Problem description: From the listing below, work out how many lines contain "matplotlib". Reply with that number only.

Provided material:
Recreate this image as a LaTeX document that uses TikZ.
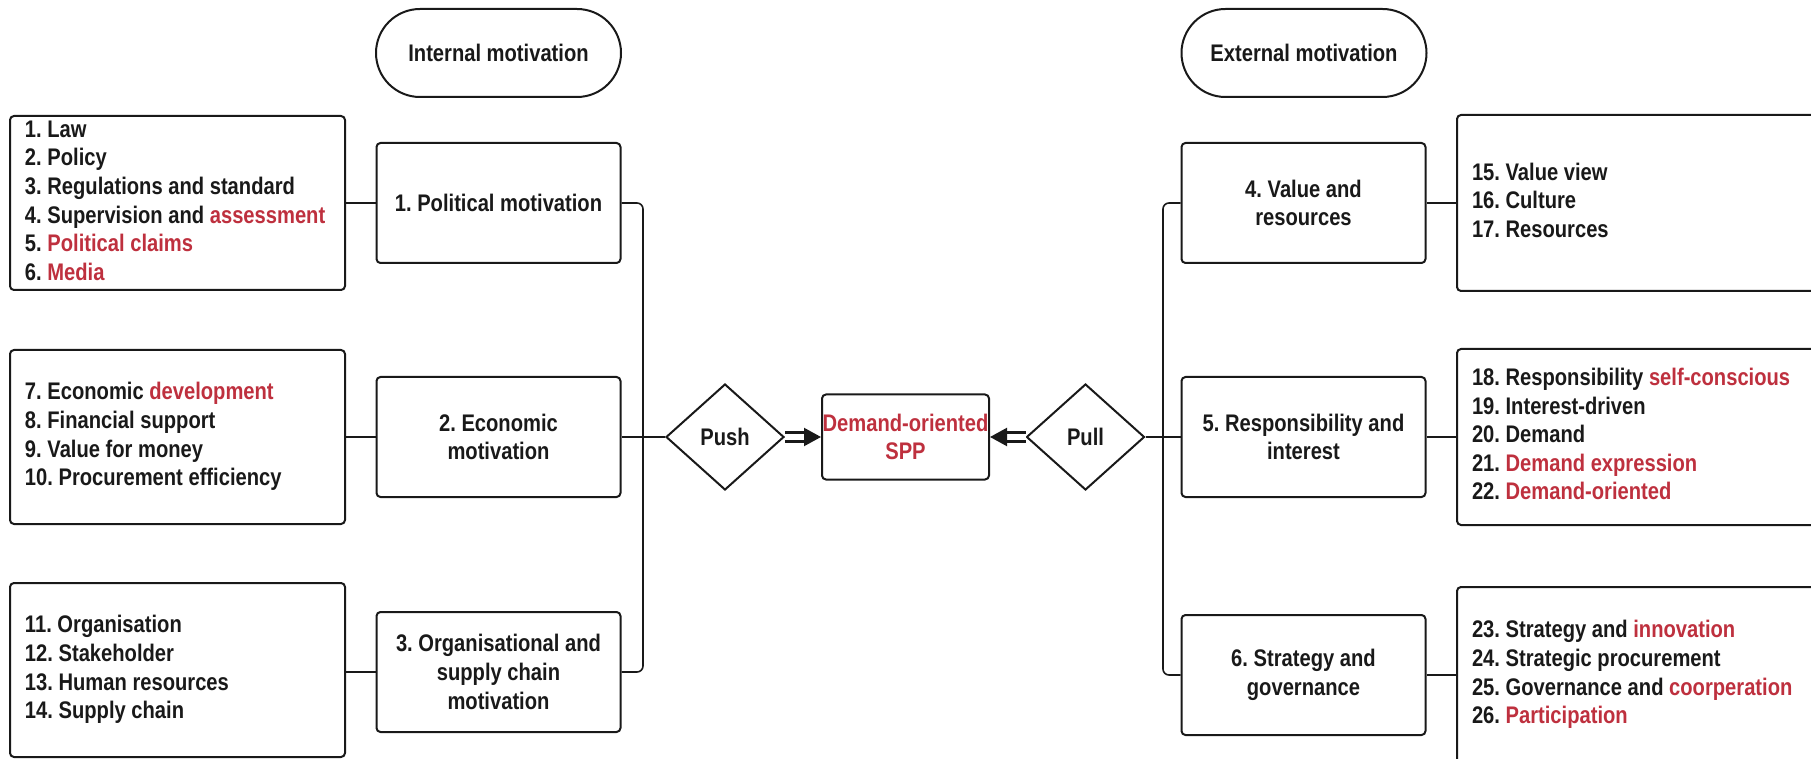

--

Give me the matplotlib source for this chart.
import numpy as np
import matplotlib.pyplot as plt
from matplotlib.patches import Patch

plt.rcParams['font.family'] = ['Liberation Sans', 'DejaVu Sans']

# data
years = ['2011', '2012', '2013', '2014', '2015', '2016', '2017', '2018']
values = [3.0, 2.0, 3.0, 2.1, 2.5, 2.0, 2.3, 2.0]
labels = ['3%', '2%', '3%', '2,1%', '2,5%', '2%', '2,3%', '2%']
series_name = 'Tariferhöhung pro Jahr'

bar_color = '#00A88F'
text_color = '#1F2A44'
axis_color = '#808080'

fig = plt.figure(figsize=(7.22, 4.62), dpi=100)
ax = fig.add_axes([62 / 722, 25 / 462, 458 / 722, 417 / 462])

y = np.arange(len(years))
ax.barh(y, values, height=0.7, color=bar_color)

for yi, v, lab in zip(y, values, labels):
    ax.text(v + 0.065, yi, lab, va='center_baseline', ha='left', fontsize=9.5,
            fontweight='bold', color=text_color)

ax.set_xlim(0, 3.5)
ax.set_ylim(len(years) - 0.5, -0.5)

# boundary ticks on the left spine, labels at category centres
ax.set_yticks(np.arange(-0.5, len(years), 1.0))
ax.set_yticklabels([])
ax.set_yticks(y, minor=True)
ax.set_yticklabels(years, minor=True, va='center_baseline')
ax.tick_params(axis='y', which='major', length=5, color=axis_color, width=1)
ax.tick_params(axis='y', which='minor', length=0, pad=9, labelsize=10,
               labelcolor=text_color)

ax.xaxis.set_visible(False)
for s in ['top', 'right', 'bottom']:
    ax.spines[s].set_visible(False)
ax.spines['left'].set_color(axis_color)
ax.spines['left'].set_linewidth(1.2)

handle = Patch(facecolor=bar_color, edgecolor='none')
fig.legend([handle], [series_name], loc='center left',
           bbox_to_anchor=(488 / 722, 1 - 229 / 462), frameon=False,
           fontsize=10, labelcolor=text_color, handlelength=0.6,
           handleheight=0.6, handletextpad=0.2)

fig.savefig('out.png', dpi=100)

Output for this exercise: 3